_Directions for this task_.
Repeat every line below exactly, word for word.

_Collected data_.
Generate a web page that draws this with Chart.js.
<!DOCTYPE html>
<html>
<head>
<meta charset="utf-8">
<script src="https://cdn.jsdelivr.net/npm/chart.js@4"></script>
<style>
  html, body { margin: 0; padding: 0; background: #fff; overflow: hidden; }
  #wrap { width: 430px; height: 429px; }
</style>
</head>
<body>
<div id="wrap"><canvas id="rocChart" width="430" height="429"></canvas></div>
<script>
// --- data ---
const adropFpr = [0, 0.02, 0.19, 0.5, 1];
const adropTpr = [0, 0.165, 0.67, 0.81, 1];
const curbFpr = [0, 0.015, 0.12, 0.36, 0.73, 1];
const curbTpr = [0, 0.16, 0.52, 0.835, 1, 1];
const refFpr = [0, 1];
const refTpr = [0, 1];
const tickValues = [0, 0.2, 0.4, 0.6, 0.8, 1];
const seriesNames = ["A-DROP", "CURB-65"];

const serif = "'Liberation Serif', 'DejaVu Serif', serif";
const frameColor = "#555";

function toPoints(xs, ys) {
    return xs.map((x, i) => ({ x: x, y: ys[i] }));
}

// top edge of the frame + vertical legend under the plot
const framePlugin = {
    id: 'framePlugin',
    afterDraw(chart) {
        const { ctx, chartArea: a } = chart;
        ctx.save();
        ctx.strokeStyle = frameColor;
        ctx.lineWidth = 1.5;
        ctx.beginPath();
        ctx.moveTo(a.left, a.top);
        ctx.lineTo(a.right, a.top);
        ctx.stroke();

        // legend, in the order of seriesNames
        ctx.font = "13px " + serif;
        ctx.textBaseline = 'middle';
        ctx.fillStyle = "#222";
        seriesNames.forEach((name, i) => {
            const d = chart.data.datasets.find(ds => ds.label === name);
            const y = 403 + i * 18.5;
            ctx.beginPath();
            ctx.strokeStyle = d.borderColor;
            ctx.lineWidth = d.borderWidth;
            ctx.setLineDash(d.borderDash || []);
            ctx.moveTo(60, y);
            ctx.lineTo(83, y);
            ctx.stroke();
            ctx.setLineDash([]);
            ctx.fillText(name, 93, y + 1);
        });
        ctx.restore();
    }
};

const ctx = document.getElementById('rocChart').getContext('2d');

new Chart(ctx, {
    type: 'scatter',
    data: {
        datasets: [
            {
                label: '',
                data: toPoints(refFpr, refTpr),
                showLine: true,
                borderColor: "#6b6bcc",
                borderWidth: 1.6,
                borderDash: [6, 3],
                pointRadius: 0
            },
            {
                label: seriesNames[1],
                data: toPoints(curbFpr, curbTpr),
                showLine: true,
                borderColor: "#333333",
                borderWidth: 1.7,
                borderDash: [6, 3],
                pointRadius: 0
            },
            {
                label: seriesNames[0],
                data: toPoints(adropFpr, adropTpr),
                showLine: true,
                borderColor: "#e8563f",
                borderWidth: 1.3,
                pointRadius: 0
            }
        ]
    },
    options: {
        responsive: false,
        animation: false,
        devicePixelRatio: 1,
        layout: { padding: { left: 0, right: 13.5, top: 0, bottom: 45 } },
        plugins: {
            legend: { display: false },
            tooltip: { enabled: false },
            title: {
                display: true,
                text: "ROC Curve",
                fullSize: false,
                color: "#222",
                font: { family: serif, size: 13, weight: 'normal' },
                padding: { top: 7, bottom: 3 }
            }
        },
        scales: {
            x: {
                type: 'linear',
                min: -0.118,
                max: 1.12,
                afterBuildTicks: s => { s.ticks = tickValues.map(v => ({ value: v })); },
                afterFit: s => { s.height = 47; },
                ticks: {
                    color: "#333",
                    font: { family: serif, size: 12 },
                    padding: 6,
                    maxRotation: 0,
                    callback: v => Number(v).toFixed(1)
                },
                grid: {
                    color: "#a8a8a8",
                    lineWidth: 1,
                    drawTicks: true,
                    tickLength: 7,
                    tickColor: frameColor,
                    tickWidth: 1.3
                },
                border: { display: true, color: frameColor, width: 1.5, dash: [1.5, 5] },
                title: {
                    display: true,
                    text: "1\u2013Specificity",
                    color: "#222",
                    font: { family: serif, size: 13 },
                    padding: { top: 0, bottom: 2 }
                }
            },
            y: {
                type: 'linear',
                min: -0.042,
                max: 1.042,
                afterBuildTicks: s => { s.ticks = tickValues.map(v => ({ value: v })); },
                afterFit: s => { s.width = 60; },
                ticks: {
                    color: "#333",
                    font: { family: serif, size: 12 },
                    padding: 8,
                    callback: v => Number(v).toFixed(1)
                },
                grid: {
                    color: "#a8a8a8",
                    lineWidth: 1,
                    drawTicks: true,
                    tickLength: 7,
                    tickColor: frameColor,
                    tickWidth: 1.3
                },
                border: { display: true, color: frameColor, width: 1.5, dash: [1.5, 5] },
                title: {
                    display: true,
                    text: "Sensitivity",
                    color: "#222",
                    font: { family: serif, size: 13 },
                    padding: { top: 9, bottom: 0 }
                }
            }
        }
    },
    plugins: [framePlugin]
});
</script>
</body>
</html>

_Answer to the task_.
Generate a web page that draws this with Chart.js.
<!DOCTYPE html>
<html>
<head>
<meta charset="utf-8">
<script src="https://cdn.jsdelivr.net/npm/chart.js@4"></script>
<style>
  html, body { margin: 0; padding: 0; background: #fff; overflow: hidden; }
  #wrap { width: 430px; height: 429px; }
</style>
</head>
<body>
<div id="wrap"><canvas id="rocChart" width="430" height="429"></canvas></div>
<script>
// --- data ---
const adropFpr = [0, 0.02, 0.19, 0.5, 1];
const adropTpr = [0, 0.165, 0.67, 0.81, 1];
const curbFpr = [0, 0.015, 0.12, 0.36, 0.73, 1];
const curbTpr = [0, 0.16, 0.52, 0.835, 1, 1];
const refFpr = [0, 1];
const refTpr = [0, 1];
const tickValues = [0, 0.2, 0.4, 0.6, 0.8, 1];
const seriesNames = ["A-DROP", "CURB-65"];

const serif = "'Liberation Serif', 'DejaVu Serif', serif";
const frameColor = "#555";

function toPoints(xs, ys) {
    return xs.map((x, i) => ({ x: x, y: ys[i] }));
}

// top edge of the frame + vertical legend under the plot
const framePlugin = {
    id: 'framePlugin',
    afterDraw(chart) {
        const { ctx, chartArea: a } = chart;
        ctx.save();
        ctx.strokeStyle = frameColor;
        ctx.lineWidth = 1.5;
        ctx.beginPath();
        ctx.moveTo(a.left, a.top);
        ctx.lineTo(a.right, a.top);
        ctx.stroke();

        // legend, in the order of seriesNames
        ctx.font = "13px " + serif;
        ctx.textBaseline = 'middle';
        ctx.fillStyle = "#222";
        seriesNames.forEach((name, i) => {
            const d = chart.data.datasets.find(ds => ds.label === name);
            const y = 403 + i * 18.5;
            ctx.beginPath();
            ctx.strokeStyle = d.borderColor;
            ctx.lineWidth = d.borderWidth;
            ctx.setLineDash(d.borderDash || []);
            ctx.moveTo(60, y);
            ctx.lineTo(83, y);
            ctx.stroke();
            ctx.setLineDash([]);
            ctx.fillText(name, 93, y + 1);
        });
        ctx.restore();
    }
};

const ctx = document.getElementById('rocChart').getContext('2d');

new Chart(ctx, {
    type: 'scatter',
    data: {
        datasets: [
            {
                label: '',
                data: toPoints(refFpr, refTpr),
                showLine: true,
                borderColor: "#6b6bcc",
                borderWidth: 1.6,
                borderDash: [6, 3],
                pointRadius: 0
            },
            {
                label: seriesNames[1],
                data: toPoints(curbFpr, curbTpr),
                showLine: true,
                borderColor: "#333333",
                borderWidth: 1.7,
                borderDash: [6, 3],
                pointRadius: 0
            },
            {
                label: seriesNames[0],
                data: toPoints(adropFpr, adropTpr),
                showLine: true,
                borderColor: "#e8563f",
                borderWidth: 1.3,
                pointRadius: 0
            }
        ]
    },
    options: {
        responsive: false,
        animation: false,
        devicePixelRatio: 1,
        layout: { padding: { left: 0, right: 13.5, top: 0, bottom: 45 } },
        plugins: {
            legend: { display: false },
            tooltip: { enabled: false },
            title: {
                display: true,
                text: "ROC Curve",
                fullSize: false,
                color: "#222",
                font: { family: serif, size: 13, weight: 'normal' },
                padding: { top: 7, bottom: 3 }
            }
        },
        scales: {
            x: {
                type: 'linear',
                min: -0.118,
                max: 1.12,
                afterBuildTicks: s => { s.ticks = tickValues.map(v => ({ value: v })); },
                afterFit: s => { s.height = 47; },
                ticks: {
                    color: "#333",
                    font: { family: serif, size: 12 },
                    padding: 6,
                    maxRotation: 0,
                    callback: v => Number(v).toFixed(1)
                },
                grid: {
                    color: "#a8a8a8",
                    lineWidth: 1,
                    drawTicks: true,
                    tickLength: 7,
                    tickColor: frameColor,
                    tickWidth: 1.3
                },
                border: { display: true, color: frameColor, width: 1.5, dash: [1.5, 5] },
                title: {
                    display: true,
                    text: "1\u2013Specificity",
                    color: "#222",
                    font: { family: serif, size: 13 },
                    padding: { top: 0, bottom: 2 }
                }
            },
            y: {
                type: 'linear',
                min: -0.042,
                max: 1.042,
                afterBuildTicks: s => { s.ticks = tickValues.map(v => ({ value: v })); },
                afterFit: s => { s.width = 60; },
                ticks: {
                    color: "#333",
                    font: { family: serif, size: 12 },
                    padding: 8,
                    callback: v => Number(v).toFixed(1)
                },
                grid: {
                    color: "#a8a8a8",
                    lineWidth: 1,
                    drawTicks: true,
                    tickLength: 7,
                    tickColor: frameColor,
                    tickWidth: 1.3
                },
                border: { display: true, color: frameColor, width: 1.5, dash: [1.5, 5] },
                title: {
                    display: true,
                    text: "Sensitivity",
                    color: "#222",
                    font: { family: serif, size: 13 },
                    padding: { top: 9, bottom: 0 }
                }
            }
        }
    },
    plugins: [framePlugin]
});
</script>
</body>
</html>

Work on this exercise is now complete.